**Written problem**
Your task is to print, exactly and only, the lines from the start of the entries below through the line with "ax2.yaxis.set_major_formatter(FuncFormatter(right_fmt))". Include both ends, but skip the pictures.

**Material shown**

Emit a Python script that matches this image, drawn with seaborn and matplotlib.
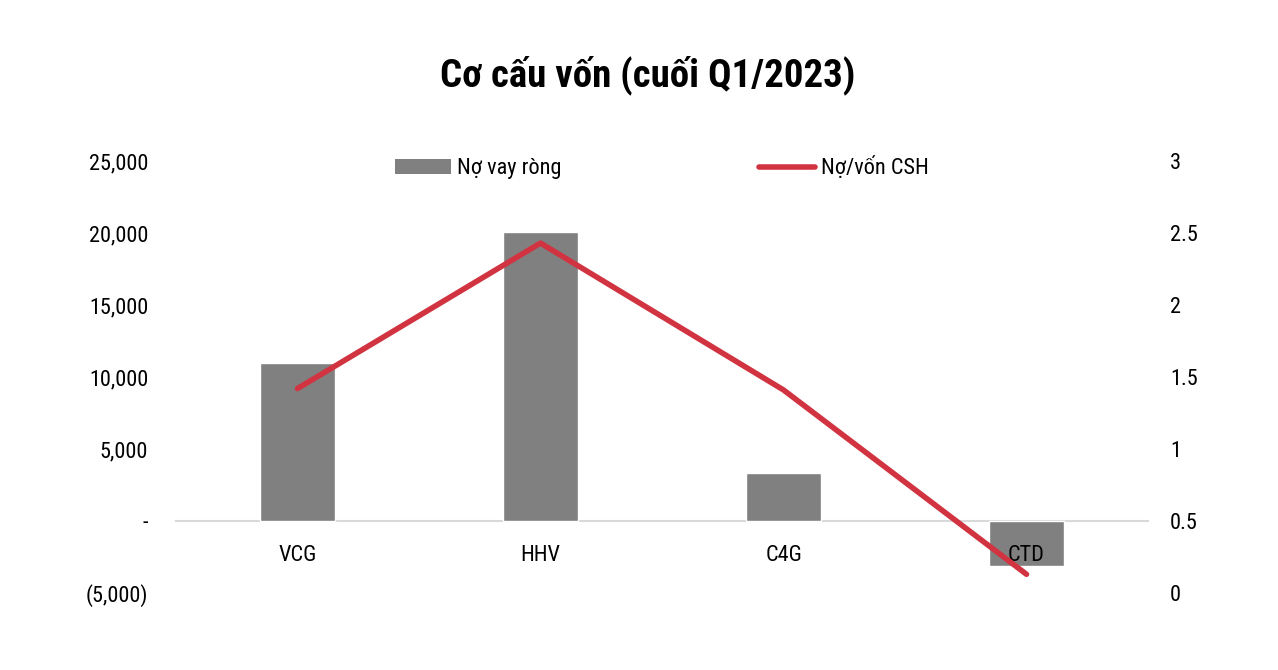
import numpy as np
import pandas as pd
import seaborn as sns
import matplotlib.pyplot as plt
from matplotlib.patches import Patch
from matplotlib.lines import Line2D
from matplotlib.ticker import FuncFormatter, MultipleLocator

# data
tickers = ["VCG", "HHV", "C4G", "CTD"]
net_debt = [11000, 20100, 3330, -3100]          # Nợ vay ròng (left axis)
debt_to_equity = [1.42, 2.43, 1.41, 0.13]      # Nợ/vốn CSH (right axis)

df = pd.DataFrame({"ticker": tickers, "net_debt": net_debt, "ratio": debt_to_equity})

sns.set_style("white")
plt.rcParams['font.family'] = ['Roboto Condensed', 'Liberation Sans Narrow', 'Roboto', 'DejaVu Sans']

fig = plt.figure(figsize=(12.78, 6.70), dpi=100)
ax = fig.add_axes([0.1377, 0.1149, 0.7606, 0.6448])

sns.barplot(data=df, x="ticker", y="net_debt", color="#808080", saturation=1,
            width=0.31, ax=ax)
ax.set_axisbelow(False)

ax2 = ax.twinx()
sns.pointplot(data=df, x="ticker", y="ratio", color="#D13440", markers="",
              linestyles="-", linewidth=4.0, ax=ax2)

ax.set_xlim(-0.5, 3.5)
ax.set_ylim(-5000, 25000)
ax2.set_ylim(0, 3)
ax.yaxis.set_major_locator(MultipleLocator(5000))
ax2.yaxis.set_major_locator(MultipleLocator(0.5))

def left_fmt(v, pos):
    if abs(v) < 1e-9:
        return "-"
    if v < 0:
        return "({:,.0f})".format(-v)
    return "{:,.0f}".format(v)

def right_fmt(v, pos):
    return "{:g}".format(v)

ax.yaxis.set_major_formatter(FuncFormatter(left_fmt))
ax2.yaxis.set_major_formatter(FuncFormatter(right_fmt))

for a in (ax, ax2):
    for s in a.spines.values():
        s.set_visible(False)
    a.set_xlabel("")
    a.set_ylabel("")
    a.grid(False)

ax.spines['bottom'].set_visible(True)
ax.spines['bottom'].set_position(('data', 0))
ax.spines['bottom'].set_color("#D9D9D9")
ax.spines['bottom'].set_linewidth(1.5)
ax.spines['bottom'].set_zorder(0.5)

ax.tick_params(axis='y', length=0, pad=20, labelsize=16, labelcolor="black")
ax.tick_params(axis='x', length=0, pad=17, labelsize=16, labelcolor="black")
ax2.tick_params(axis='y', length=0, pad=16, labelsize=16, labelcolor="black")

handles = [Patch(facecolor="#808080", edgecolor="none", label="Nợ vay ròng"),
           Line2D([0], [0], color="#D13440", lw=4.0, solid_capstyle="round", label="Nợ/vốn CSH")]
leg = ax2.legend(handles=handles, loc="center", bbox_to_anchor=(0.5, 0.984), ncol=2,
                 frameon=False, fontsize=16, columnspacing=8.9, handlelength=2.5,
                 handletextpad=0.27)
for t in leg.get_texts():
    t.set_color("black")

fig.suptitle("Cơ cấu vốn (cuối Q1/2023)", x=0.507, y=0.888, va="center",
             fontsize=28, fontweight="bold", color="black")

fig.savefig("out.png", dpi=100, facecolor="white")
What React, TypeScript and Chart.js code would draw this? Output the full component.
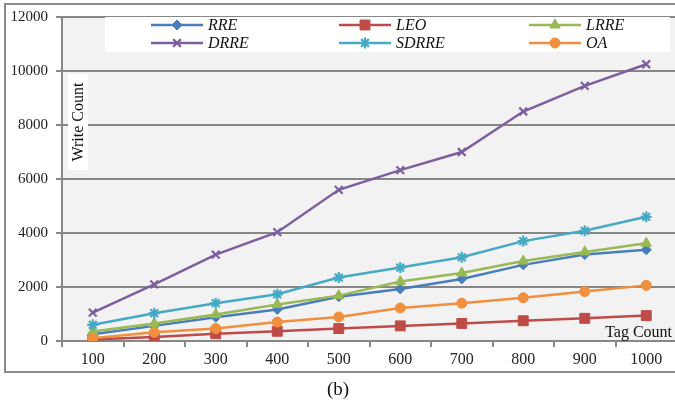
import React, { useEffect, useRef } from "react";
import { Chart, registerables } from "chart.js";
import { drawPoint } from "chart.js/helpers";

Chart.register(...registerables);

const categories = ["100", "200", "300", "400", "500", "600", "700", "800", "900", "1000"];
const seriesNames = ["RRE", "LEO", "LRRE", "DRRE", "SDRRE", "OA"];
const rre = [250, 560, 880, 1170, 1640, 1930, 2300, 2820, 3200, 3380];
const leo = [60, 150, 270, 360, 460, 560, 650, 750, 840, 940];
const lrre = [350, 650, 980, 1350, 1680, 2200, 2520, 2960, 3300, 3620];
const drre = [1050, 2100, 3200, 4030, 5600, 6330, 7000, 8500, 9450, 10250];
const sdrre = [600, 1030, 1400, 1730, 2350, 2720, 3100, 3700, 4080, 4600];
const oa = [100, 320, 460, 700, 890, 1220, 1400, 1600, 1830, 2060];
const yTicks = [0, 2000, 4000, 6000, 8000, 10000, 12000];

const colors = ["#4A7EBB", "#BE4B48", "#98B954", "#7D5FA0", "#46AAC5", "#F08F3E"];
const pointStyles = ["rectRot", "rect", "triangle", "crossRot", "star", "circle"];
const pointRadii = [5, 7, 6, 5.5, 5.5, 5];
const seriesData = [rre, leo, lrre, drre, sdrre, oa];

const GRID = "#878787";
const SERIF = "'Liberation Serif', 'Times New Roman', serif";

const framePlugin = {
  id: "frame",
  beforeDraw(chart: any) {
    const { ctx, chartArea, width, height } = chart;
    ctx.save();
    ctx.fillStyle = "#ffffff";
    ctx.fillRect(0, 0, width, height);
    ctx.fillStyle = "#f2f2f2";
    ctx.fillRect(chartArea.left, chartArea.top, chartArea.right - chartArea.left, chartArea.bottom - chartArea.top);
    ctx.restore();
  },
  afterDraw(chart: any) {
    const { ctx, chartArea } = chart;
    ctx.save();
    // outer frame
    ctx.strokeStyle = "#8c8c8c";
    ctx.lineWidth = 2;
    ctx.strokeRect(5, 4, 760, 368);

    // legend box
    ctx.fillStyle = "#ffffff";
    ctx.fillRect(105, 17, 565, 35);
    const colX = [151, 339, 529];
    const rowY = [25, 43];
    chart.data.datasets.forEach((ds: any, i: number) => {
      const x0 = colX[i % 3];
      const y = rowY[Math.floor(i / 3)];
      ctx.strokeStyle = ds.borderColor;
      ctx.lineWidth = 2.5;
      ctx.beginPath();
      ctx.moveTo(x0, y);
      ctx.lineTo(x0 + 52, y);
      ctx.stroke();
      ctx.fillStyle = ds.backgroundColor;
      ctx.strokeStyle = ds.borderColor;
      ctx.lineWidth = ds.pointBorderWidth;
      drawPoint(ctx, { pointStyle: ds.pointStyle, radius: ds.pointRadius, rotation: 0, borderWidth: ds.pointBorderWidth }, x0 + 26, y);
      ctx.fillStyle = "#111";
      ctx.font = `italic 16px ${SERIF}`;
      ctx.textAlign = "left";
      ctx.textBaseline = "middle";
      ctx.fillText(ds.label, x0 + 57, y + 1);
    });

    // y-axis title box
    ctx.fillStyle = "#ffffff";
    ctx.fillRect(68, 74, 20, 96);
    ctx.save();
    ctx.translate(79, 122);
    ctx.rotate(-Math.PI / 2);
    ctx.fillStyle = "#111";
    ctx.font = `16px ${SERIF}`;
    ctx.textAlign = "center";
    ctx.textBaseline = "middle";
    ctx.fillText("Write Count", 0, 0);
    ctx.restore();

    // x-axis title
    ctx.fillStyle = "#111";
    ctx.font = `16px ${SERIF}`;
    ctx.textAlign = "right";
    ctx.textBaseline = "alphabetic";
    ctx.fillText("Tag Count", 672, chartArea.bottom - 4);

    // caption
    ctx.font = `19px ${SERIF}`;
    ctx.textAlign = "center";
    ctx.textBaseline = "middle";
    ctx.fillText("(b)", 338, 390);
    ctx.restore();
  },
};

export default function App() {
  const ref = useRef<HTMLCanvasElement>(null);
  useEffect(() => {
    if (!ref.current) return;
    const chart = new Chart(ref.current, {
      type: "line",
      data: {
        labels: categories,
        datasets: seriesNames.map((name, i) => ({
          label: name,
          data: seriesData[i],
          borderColor: colors[i],
          backgroundColor: colors[i],
          borderWidth: 2.5,
          pointStyle: pointStyles[i] as any,
          pointRadius: pointRadii[i],
          pointBorderWidth: i === 3 || i === 4 ? 2.2 : 1,
          pointBorderColor: colors[i],
          pointBackgroundColor: colors[i],
          tension: 0,
          order: 5 - i,
        })),
      },
      options: {
        responsive: false,
        animation: false,
        devicePixelRatio: 1,
        layout: { padding: { top: 13, right: 13, left: 0, bottom: 0 } },
        plugins: { legend: { display: false }, tooltip: { enabled: false } },
        scales: {
          x: {
            type: "category",
            offset: true,
            grid: {
              offset: true,
              drawOnChartArea: false,
              drawTicks: true,
              tickLength: 6,
              color: GRID,
              lineWidth: 2,
            },
            border: { display: true, color: GRID, width: 2 },
            ticks: {
              color: "#222",
              font: { family: SERIF, size: 16 },
              padding: 3,
              maxRotation: 0,
              autoSkip: false,
            },
            afterFit(scale: any) {
              scale.height = 64;
            },
          },
          y: {
            min: 0,
            max: 12000,
            afterBuildTicks(scale: any) {
              scale.ticks = yTicks.map((v) => ({ value: v }));
            },
            grid: { color: GRID, lineWidth: 2, tickLength: 6, drawTicks: true },
            border: { display: true, color: GRID, width: 2 },
            ticks: {
              color: "#222",
              font: { family: SERIF, size: 15 },
              padding: 8,
              callback: (v: any) => String(v),
            },
            afterFit(scale: any) {
              scale.width = 62;
            },
          },
        },
      },
      plugins: [framePlugin],
    });
    return () => chart.destroy();
  }, []);
  return (
    <div style={{ position: "absolute", left: 0, top: 0, width: 675, height: 405, overflow: "hidden", background: "#fff" }}>
      <canvas ref={ref} width={690} height={405} style={{ display: "block" }} />
    </div>
  );
}
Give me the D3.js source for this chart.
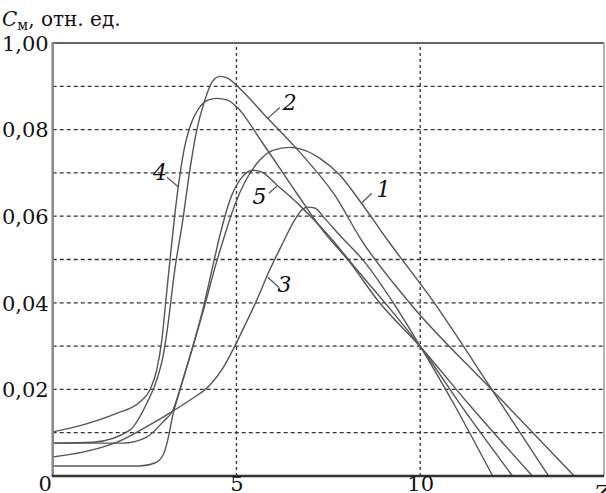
<!DOCTYPE html>
<html lang="ru">
  <head>
    <meta charset="utf-8">
    <title>Cм</title>
    <script src="https://d3js.org/d3.v7.min.js"></script>
    <style type="text/css">
        body { margin: 0; background: #fff; }
        svg text { font-family: "DejaVu Serif", "Liberation Serif", serif; fill: #111; }
        .grid line { stroke: #333; stroke-width: 1.3; stroke-dasharray: 4,3; }
        .curve { fill: none; stroke: #555; stroke-width: 1.4; }
        .leader { stroke: #555; stroke-width: 1.2; }
    </style>
  </head>
  <body>
    <div class="chart" id="chart"></div>
    <script>

        // values: x (time), y (Cm)
        var curve1 = [[0,0.0023],[2.37,0.0023],[2.78,0.0030],[3.0,0.0048],[3.13,0.0083],[3.27,0.0141],[3.46,0.0198],[3.81,0.0298],[4.14,0.0395],[4.41,0.0480],[4.68,0.0556],[4.95,0.0625],[5.23,0.0679],[5.63,0.0729],[5.99,0.0752],[6.45,0.0759],[6.86,0.0752],[7.26,0.0734],[7.81,0.0695],[8.40,0.0630],[9.11,0.0545],[10.33,0.0406],[11.96,0.0198],[13.49,0]];
        var curve2 = [[0,0.0076],[1.09,0.0078],[2.10,0.0106],[2.56,0.0168],[2.83,0.0222],[3.0,0.0275],[3.12,0.0340],[3.32,0.0475],[3.54,0.0591],[3.73,0.0706],[3.92,0.0799],[4.14,0.0868],[4.33,0.0909],[4.55,0.0923],[4.76,0.0919],[5.09,0.0895],[5.85,0.0826],[6.72,0.0748],[7.67,0.0649],[8.40,0.0545],[9.65,0.0406],[11.96,0.0198],[14.19,0]];
        var curve3 = [[0,0.0044],[0.82,0.0055],[1.75,0.0078],[2.64,0.0118],[3.27,0.0150],[3.73,0.0175],[4.28,0.0210],[4.63,0.0249],[4.90,0.0291],[5.23,0.0348],[5.55,0.0406],[5.90,0.0475],[6.26,0.0538],[6.58,0.0591],[6.77,0.0614],[6.94,0.0621],[7.13,0.0619],[7.40,0.0595],[7.81,0.0556],[8.49,0.0494],[9.22,0.0406],[10.01,0.0298],[10.93,0.0164],[11.97,0]];
        var curve4 = [[0,0.0102],[0.82,0.0118],[1.75,0.0145],[2.37,0.0171],[2.64,0.0198],[2.83,0.0245],[2.97,0.0314],[3.08,0.0406],[3.19,0.0498],[3.32,0.0602],[3.46,0.0695],[3.60,0.0764],[3.73,0.0805],[4.0,0.0852],[4.22,0.0868],[4.46,0.0872],[4.76,0.0868],[5.01,0.0852],[5.71,0.0769],[6.64,0.0653],[7.34,0.0568],[8.08,0.0494],[8.84,0.0406],[10.01,0.0298],[11.34,0.0164],[13.05,0]];
        var curve5 = [[0,0.0076],[1.91,0.0076],[2.56,0.0090],[3.0,0.0125],[3.27,0.0152],[3.54,0.0222],[3.81,0.0298],[4.08,0.0383],[4.33,0.0475],[4.55,0.0556],[4.82,0.0637],[5.17,0.0692],[5.44,0.0706],[5.69,0.0702],[6.10,0.0672],[6.72,0.0625],[7.54,0.0552],[8.22,0.0482],[8.98,0.0406],[10.01,0.0298],[11.20,0.0152],[12.51,0]];

        var series = [curve1, curve2, curve3, curve4, curve5];

        var xTicks = [0, 5, 10];
        var xTickLabels = ["0", "5", "10"];
        var yTicks = [0.02, 0.04, 0.06, 0.08, 0.10];
        var yTickLabels = ["0,02", "0,04", "0,06", "0,08", "1,00"];
        var yGrid = [0.01, 0.02, 0.03, 0.04, 0.05, 0.06, 0.07, 0.08, 0.09];
        var xGrid = [5, 10];

        // curve number, text spot, leader from -> to (data units)
        var labelNames = ["1", "2", "3", "4", "5"];
        var labelAt = [[9.0,0.0644],[6.45,0.0845],[6.31,0.0425],[2.92,0.0683],[5.63,0.0628]];
        var leaderFrom = [[8.40,0.0630],[5.85,0.0826],[5.85,0.0459],[3.43,0.0667],[5.88,0.0653]];
        var leaderTo = [[8.68,0.0653],[6.18,0.0851],[6.15,0.0436],[3.11,0.0690],[6.10,0.0669]];

        var width = 606, height = 493;
        var margin = {top: 43, right: 2, bottom: 17, left: 52.7};
        var serif = "DejaVu Serif";

        var svg = d3.select("#chart").append("svg")
            .attr("width", width)
            .attr("height", height)
            .attr("font-family", serif);

        var x = d3.scaleLinear().domain([0, 15]).range([margin.left, width - margin.right]);
        var y = d3.scaleLinear().domain([0, 0.1]).range([height - margin.bottom, margin.top]);

        // dashed grid
        var grid = svg.append("g").attr("class", "grid");
        grid.selectAll("line.h")
            .data(yGrid)
            .enter().append("line")
              .attr("class", "h")
              .attr("x1", x(0)).attr("x2", x(15))
              .attr("y1", function(d) { return y(d); })
              .attr("y2", function(d) { return y(d); });
        grid.selectAll("line.v")
            .data(xGrid)
            .enter().append("line")
              .attr("class", "v")
              .style("stroke-dasharray", "3,3")
              .attr("y1", y(0)).attr("y2", y(0.1))
              .attr("x1", function(d) { return x(d); })
              .attr("x2", function(d) { return x(d); });

        // curves
        var line = d3.line()
            .x(function(d) { return x(d[0]); })
            .y(function(d) { return y(d[1]); })
            .curve(d3.curveMonotoneX);

        svg.append("g").selectAll("path")
            .data(series)
            .enter().append("path")
              .attr("class", "curve")
              .attr("d", line);

        // frame
        svg.append("line").attr("x1", x(0)).attr("x2", x(15)).attr("y1", y(0.1)).attr("y2", y(0.1))
            .attr("stroke", "#666").attr("stroke-width", 2);
        svg.append("line").attr("x1", x(15)).attr("x2", x(15)).attr("y1", y(0.1)).attr("y2", y(0))
            .attr("stroke", "#999").attr("stroke-width", 1.5);
        svg.append("line").attr("x1", x(0)).attr("x2", x(0)).attr("y1", y(0.1) - 1).attr("y2", y(0))
            .attr("stroke", "#888").attr("stroke-width", 2.5);
        svg.append("line").attr("x1", x(0) - 1).attr("x2", x(15)).attr("y1", y(0)).attr("y2", y(0))
            .attr("stroke", "#333").attr("stroke-width", 2.5);

        // axes (labels only)
        var yAxis = svg.append("g")
            .attr("transform", "translate(" + (x(0) - 4) + ",0)")
            .call(d3.axisLeft(y).tickValues(yTicks)
                .tickFormat(function(d, i) { return yTickLabels[i]; })
                .tickSize(0).tickPadding(0));
        yAxis.attr("font-family", serif);
        yAxis.select(".domain").remove();
        yAxis.selectAll("text")
            .attr("font-size", 21)
            .attr("fill", "#111")
            .attr("dy", "0.35em");

        var xAxis = svg.append("g")
            .attr("transform", "translate(0," + y(0) + ")")
            .call(d3.axisBottom(x).tickValues(xTicks)
                .tickFormat(function(d, i) { return xTickLabels[i]; })
                .tickSize(0).tickPadding(0));
        xAxis.attr("font-family", serif);
        xAxis.select(".domain").remove();
        xAxis.selectAll("text")
            .attr("font-size", 21)
            .attr("fill", "#111")
            .attr("dy", "0.7em")
            .attr("x", function(d) { return d === 0 ? -8 : 0; });

        // cut-off letter at the right end of the x axis
        svg.append("text")
            .attr("x", width - 12).attr("y", height + 8)
            .attr("font-size", 23).attr("font-style", "italic")
            .text("Z");

        // y title
        var title = svg.append("text")
            .attr("x", 2).attr("y", 26)
            .attr("font-size", 20);
        title.append("tspan").attr("font-style", "italic").text("C");
        title.append("tspan").attr("font-size", 14).attr("dy", 4).text("м");
        title.append("tspan").attr("dy", -4).text(", отн. ед.");

        // curve numbers with leaders
        svg.append("g").selectAll("line")
            .data(labelNames)
            .enter().append("line")
              .attr("class", "leader")
              .attr("x1", function(d, i) { return x(leaderFrom[i][0]); })
              .attr("y1", function(d, i) { return y(leaderFrom[i][1]); })
              .attr("x2", function(d, i) { return x(leaderTo[i][0]); })
              .attr("y2", function(d, i) { return y(leaderTo[i][1]); });

        svg.append("g").selectAll("text")
            .data(labelNames)
            .enter().append("text")
              .attr("x", function(d, i) { return x(labelAt[i][0]); })
              .attr("y", function(d, i) { return y(labelAt[i][1]); })
              .attr("text-anchor", "middle")
              .attr("font-size", 22)
              .attr("font-style", "italic")
              .text(function(d) { return d; });

    </script>
  </body>
</html>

**The completed task**
Emit a Python script that matches this image, drawn with seaborn and matplotlib.
import numpy as np
import pandas as pd
import seaborn as sns
import matplotlib.pyplot as plt
from matplotlib.patches import Patch
from matplotlib.lines import Line2D
from matplotlib.ticker import FuncFormatter, MultipleLocator

# data
tickers = ["VCG", "HHV", "C4G", "CTD"]
net_debt = [11000, 20100, 3330, -3100]          # Nợ vay ròng (left axis)
debt_to_equity = [1.42, 2.43, 1.41, 0.13]      # Nợ/vốn CSH (right axis)

df = pd.DataFrame({"ticker": tickers, "net_debt": net_debt, "ratio": debt_to_equity})

sns.set_style("white")
plt.rcParams['font.family'] = ['Roboto Condensed', 'Liberation Sans Narrow', 'Roboto', 'DejaVu Sans']

fig = plt.figure(figsize=(12.78, 6.70), dpi=100)
ax = fig.add_axes([0.1377, 0.1149, 0.7606, 0.6448])

sns.barplot(data=df, x="ticker", y="net_debt", color="#808080", saturation=1,
            width=0.31, ax=ax)
ax.set_axisbelow(False)

ax2 = ax.twinx()
sns.pointplot(data=df, x="ticker", y="ratio", color="#D13440", markers="",
              linestyles="-", linewidth=4.0, ax=ax2)

ax.set_xlim(-0.5, 3.5)
ax.set_ylim(-5000, 25000)
ax2.set_ylim(0, 3)
ax.yaxis.set_major_locator(MultipleLocator(5000))
ax2.yaxis.set_major_locator(MultipleLocator(0.5))

def left_fmt(v, pos):
    if abs(v) < 1e-9:
        return "-"
    if v < 0:
        return "({:,.0f})".format(-v)
    return "{:,.0f}".format(v)

def right_fmt(v, pos):
    return "{:g}".format(v)

ax.yaxis.set_major_formatter(FuncFormatter(left_fmt))
ax2.yaxis.set_major_formatter(FuncFormatter(right_fmt))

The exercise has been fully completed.